=== Task ===
Repeat the listing exactly as given, omitting every image.

=== Supplied information ===
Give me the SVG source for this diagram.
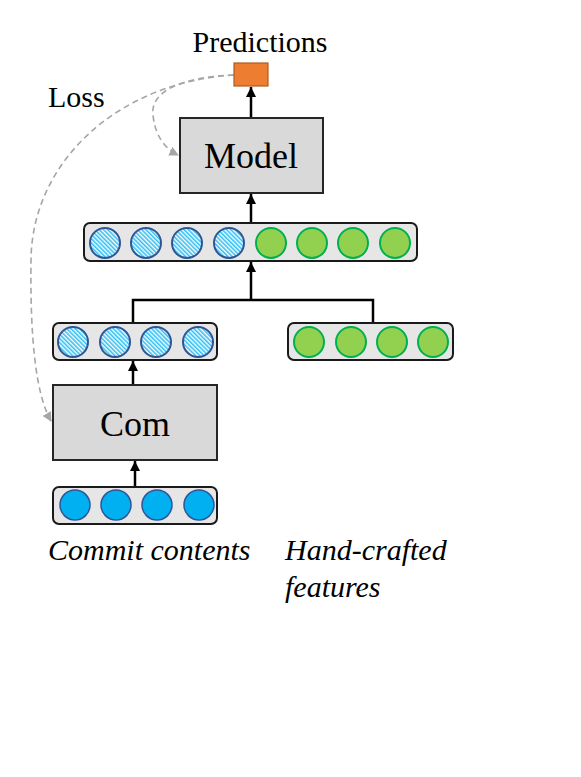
<svg xmlns="http://www.w3.org/2000/svg" width="581" height="777" viewBox="0 0 581 777">
<style>
.lbl{font-family:"Liberation Serif","Times New Roman",serif;font-size:30px;fill:#000}
.it{font-style:italic}
.box{fill:#D9D9D9;stroke:#262626;stroke-width:2}
.bar{fill:#E7E6E6;stroke:#1a1a1a;stroke-width:2}
.hc{fill:url(#hatch);stroke:#2F5597;stroke-width:2}
.gc{fill:#92D050;stroke:#00B050;stroke-width:2}
.bc{fill:#00B0F0;stroke:#2F5597;stroke-width:1.5}
.ln{fill:none;stroke:#000;stroke-width:2.5}
.dash{fill:none;stroke:#A6A6A6;stroke-width:1.6;stroke-dasharray:6 4}
</style>
<defs>
<pattern id="hatch" width="3" height="3" patternUnits="userSpaceOnUse" patternTransform="rotate(-45)">
<rect width="3" height="3" fill="#fff"/>
<rect width="1.6" height="3" fill="#33BFF2"/>
</pattern>
<marker id="ah" viewBox="0 0 10 10" refX="10" refY="5" markerWidth="4" markerHeight="4" orient="auto" markerUnits="strokeWidth">
<path d="M0,0 L10,5 L0,10 z" fill="#000"/>
</marker>
<marker id="ga" viewBox="0 0 10 10" refX="9" refY="5" markerWidth="6" markerHeight="6" orient="auto" markerUnits="strokeWidth">
<path d="M0,0 L10,5 L0,10 z" fill="#A6A6A6"/>
</marker>
</defs>

<g id="connectors">
<line class="ln" x1="251" y1="118" x2="251" y2="87" marker-end="url(#ah)"/>
<line class="ln" x1="251" y1="223" x2="251" y2="194" marker-end="url(#ah)"/>
<polyline class="ln" points="133,323 133,300 373,300 373,323"/>
<line class="ln" x1="251" y1="300" x2="251" y2="262" marker-end="url(#ah)"/>
<line class="ln" x1="133" y1="385" x2="133" y2="361" marker-end="url(#ah)"/>
<line class="ln" x1="135" y1="487" x2="135" y2="461" marker-end="url(#ah)"/>
<path class="dash" d="M234,75 C180,77 150,92 153,115 C155,135 164,148 178,155" marker-end="url(#ga)"/>
<path class="dash" d="M234,75 C120,82 32,160 31,260 C30,340 36,395 51,421" marker-end="url(#ga)"/>
</g>

<g id="predictions">
<rect x="234" y="63" width="34" height="23" fill="#ED7D31" stroke="#AE5A21" stroke-width="1.2"/>
<text class="lbl" x="260" y="52" text-anchor="middle">Predictions</text>
</g>
<g id="loss"><text class="lbl" x="48" y="107">Loss</text></g>

<g id="model">
<rect class="box" x="180" y="118" width="143" height="75"/>
<text class="lbl" x="251" y="168" text-anchor="middle" style="font-size:36px">Model</text>
</g>

<g id="combined-features">
<rect class="bar" x="84" y="223" width="333" height="38" rx="6"/>
<circle class="hc" cx="105" cy="243" r="15"/>
<circle class="hc" cx="146" cy="243" r="15"/>
<circle class="hc" cx="187" cy="243" r="15"/>
<circle class="hc" cx="229" cy="243" r="15"/>
<circle class="gc" cx="271" cy="243" r="15"/>
<circle class="gc" cx="312" cy="243" r="15"/>
<circle class="gc" cx="353" cy="243" r="15"/>
<circle class="gc" cx="395" cy="243" r="15"/>
</g>

<g id="com-features">
<rect class="bar" x="53" y="323" width="164" height="37" rx="6"/>
<circle class="hc" cx="73" cy="342" r="15"/>
<circle class="hc" cx="115" cy="342" r="15"/>
<circle class="hc" cx="156" cy="342" r="15"/>
<circle class="hc" cx="198" cy="342" r="15"/>
</g>

<g id="hand-features">
<rect class="bar" x="288" y="323" width="165" height="37" rx="6"/>
<circle class="gc" cx="309" cy="342" r="15"/>
<circle class="gc" cx="351" cy="342" r="15"/>
<circle class="gc" cx="392" cy="342" r="15"/>
<circle class="gc" cx="433" cy="342" r="15"/>
</g>

<g id="com">
<rect class="box" x="53" y="385" width="164" height="75"/>
<text class="lbl" x="135" y="436" text-anchor="middle" style="font-size:36px">Com</text>
</g>

<g id="commit-input">
<rect class="bar" x="53" y="487" width="164" height="37" rx="6"/>
<circle class="bc" cx="75" cy="505" r="15"/>
<circle class="bc" cx="116" cy="505" r="15"/>
<circle class="bc" cx="157" cy="505" r="15"/>
<circle class="bc" cx="199" cy="505" r="15"/>
</g>

<g id="labels">
<text class="lbl it" x="48" y="560">Commit contents</text>
<text class="lbl it" x="285" y="560">Hand-crafted</text>
<text class="lbl it" x="285" y="597">features</text>
</g>
</svg>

=== Written response ===
Give me the SVG source for this diagram.
<svg xmlns="http://www.w3.org/2000/svg" width="581" height="777" viewBox="0 0 581 777">
<style>
.lbl{font-family:"Liberation Serif","Times New Roman",serif;font-size:30px;fill:#000}
.it{font-style:italic}
.box{fill:#D9D9D9;stroke:#262626;stroke-width:2}
.bar{fill:#E7E6E6;stroke:#1a1a1a;stroke-width:2}
.hc{fill:url(#hatch);stroke:#2F5597;stroke-width:2}
.gc{fill:#92D050;stroke:#00B050;stroke-width:2}
.bc{fill:#00B0F0;stroke:#2F5597;stroke-width:1.5}
.ln{fill:none;stroke:#000;stroke-width:2.5}
.dash{fill:none;stroke:#A6A6A6;stroke-width:1.6;stroke-dasharray:6 4}
</style>
<defs>
<pattern id="hatch" width="3" height="3" patternUnits="userSpaceOnUse" patternTransform="rotate(-45)">
<rect width="3" height="3" fill="#fff"/>
<rect width="1.6" height="3" fill="#33BFF2"/>
</pattern>
<marker id="ah" viewBox="0 0 10 10" refX="10" refY="5" markerWidth="4" markerHeight="4" orient="auto" markerUnits="strokeWidth">
<path d="M0,0 L10,5 L0,10 z" fill="#000"/>
</marker>
<marker id="ga" viewBox="0 0 10 10" refX="9" refY="5" markerWidth="6" markerHeight="6" orient="auto" markerUnits="strokeWidth">
<path d="M0,0 L10,5 L0,10 z" fill="#A6A6A6"/>
</marker>
</defs>

<g id="connectors">
<line class="ln" x1="251" y1="118" x2="251" y2="87" marker-end="url(#ah)"/>
<line class="ln" x1="251" y1="223" x2="251" y2="194" marker-end="url(#ah)"/>
<polyline class="ln" points="133,323 133,300 373,300 373,323"/>
<line class="ln" x1="251" y1="300" x2="251" y2="262" marker-end="url(#ah)"/>
<line class="ln" x1="133" y1="385" x2="133" y2="361" marker-end="url(#ah)"/>
<line class="ln" x1="135" y1="487" x2="135" y2="461" marker-end="url(#ah)"/>
<path class="dash" d="M234,75 C180,77 150,92 153,115 C155,135 164,148 178,155" marker-end="url(#ga)"/>
<path class="dash" d="M234,75 C120,82 32,160 31,260 C30,340 36,395 51,421" marker-end="url(#ga)"/>
</g>

<g id="predictions">
<rect x="234" y="63" width="34" height="23" fill="#ED7D31" stroke="#AE5A21" stroke-width="1.2"/>
<text class="lbl" x="260" y="52" text-anchor="middle">Predictions</text>
</g>
<g id="loss"><text class="lbl" x="48" y="107">Loss</text></g>

<g id="model">
<rect class="box" x="180" y="118" width="143" height="75"/>
<text class="lbl" x="251" y="168" text-anchor="middle" style="font-size:36px">Model</text>
</g>

<g id="combined-features">
<rect class="bar" x="84" y="223" width="333" height="38" rx="6"/>
<circle class="hc" cx="105" cy="243" r="15"/>
<circle class="hc" cx="146" cy="243" r="15"/>
<circle class="hc" cx="187" cy="243" r="15"/>
<circle class="hc" cx="229" cy="243" r="15"/>
<circle class="gc" cx="271" cy="243" r="15"/>
<circle class="gc" cx="312" cy="243" r="15"/>
<circle class="gc" cx="353" cy="243" r="15"/>
<circle class="gc" cx="395" cy="243" r="15"/>
</g>

<g id="com-features">
<rect class="bar" x="53" y="323" width="164" height="37" rx="6"/>
<circle class="hc" cx="73" cy="342" r="15"/>
<circle class="hc" cx="115" cy="342" r="15"/>
<circle class="hc" cx="156" cy="342" r="15"/>
<circle class="hc" cx="198" cy="342" r="15"/>
</g>

<g id="hand-features">
<rect class="bar" x="288" y="323" width="165" height="37" rx="6"/>
<circle class="gc" cx="309" cy="342" r="15"/>
<circle class="gc" cx="351" cy="342" r="15"/>
<circle class="gc" cx="392" cy="342" r="15"/>
<circle class="gc" cx="433" cy="342" r="15"/>
</g>

<g id="com">
<rect class="box" x="53" y="385" width="164" height="75"/>
<text class="lbl" x="135" y="436" text-anchor="middle" style="font-size:36px">Com</text>
</g>

<g id="commit-input">
<rect class="bar" x="53" y="487" width="164" height="37" rx="6"/>
<circle class="bc" cx="75" cy="505" r="15"/>
<circle class="bc" cx="116" cy="505" r="15"/>
<circle class="bc" cx="157" cy="505" r="15"/>
<circle class="bc" cx="199" cy="505" r="15"/>
</g>

<g id="labels">
<text class="lbl it" x="48" y="560">Commit contents</text>
<text class="lbl it" x="285" y="560">Hand-crafted</text>
<text class="lbl it" x="285" y="597">features</text>
</g>
</svg>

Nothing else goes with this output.